After Mr. Barr spoke, Richard P. Donoghue, a top aide to the deputy attorney general, interjected to note that some of the U.S. attorneys on the call worked in districts where violence during protests was less common, and that the federal prosecutors may not need to use tools as aggressive as sedition charges.

Mentioning that he had visited Portland, Ore., Mr. Donoghue also assured the prosecutors that the Justice Department would support all efforts to crack down on violence.

“If Barr was saying that if you have a sedition case, then bring it, that is fine,” Mr. Rosenberg said. “But if he is urging people to stretch to bring one, that is deeply dangerous.”

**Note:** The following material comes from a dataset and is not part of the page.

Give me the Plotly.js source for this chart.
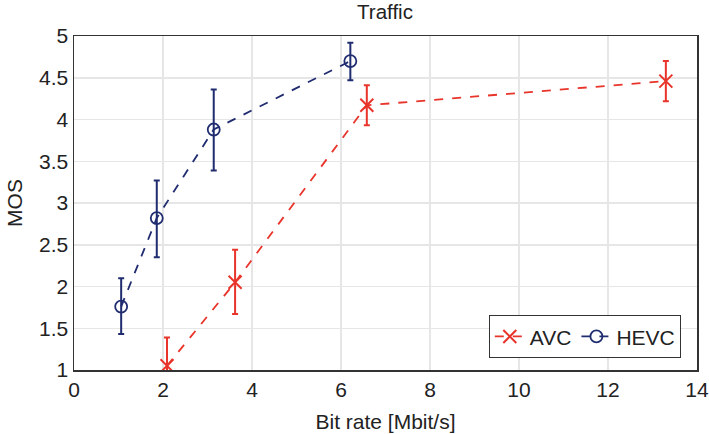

The most extreme form of the federal sedition law, which is rarely invoked, criminalizes conspiracies to overthrow the government of the United States — an extraordinary situation that does not seem to fit the circumstances of the riots and unrest in places like Portland, Ore., and elsewhere in response to police killings of Black men.

The wording of the federal sedition statute goes beyond actual revolutions. It says the crime can also occur anytime two or more people have conspired to use force to oppose federal authority, hinder the government’s ability to enforce any federal law or unlawfully seize any federal property — elements that might conceivably fit a plot to, say, break into and set fire to a federal courthouse.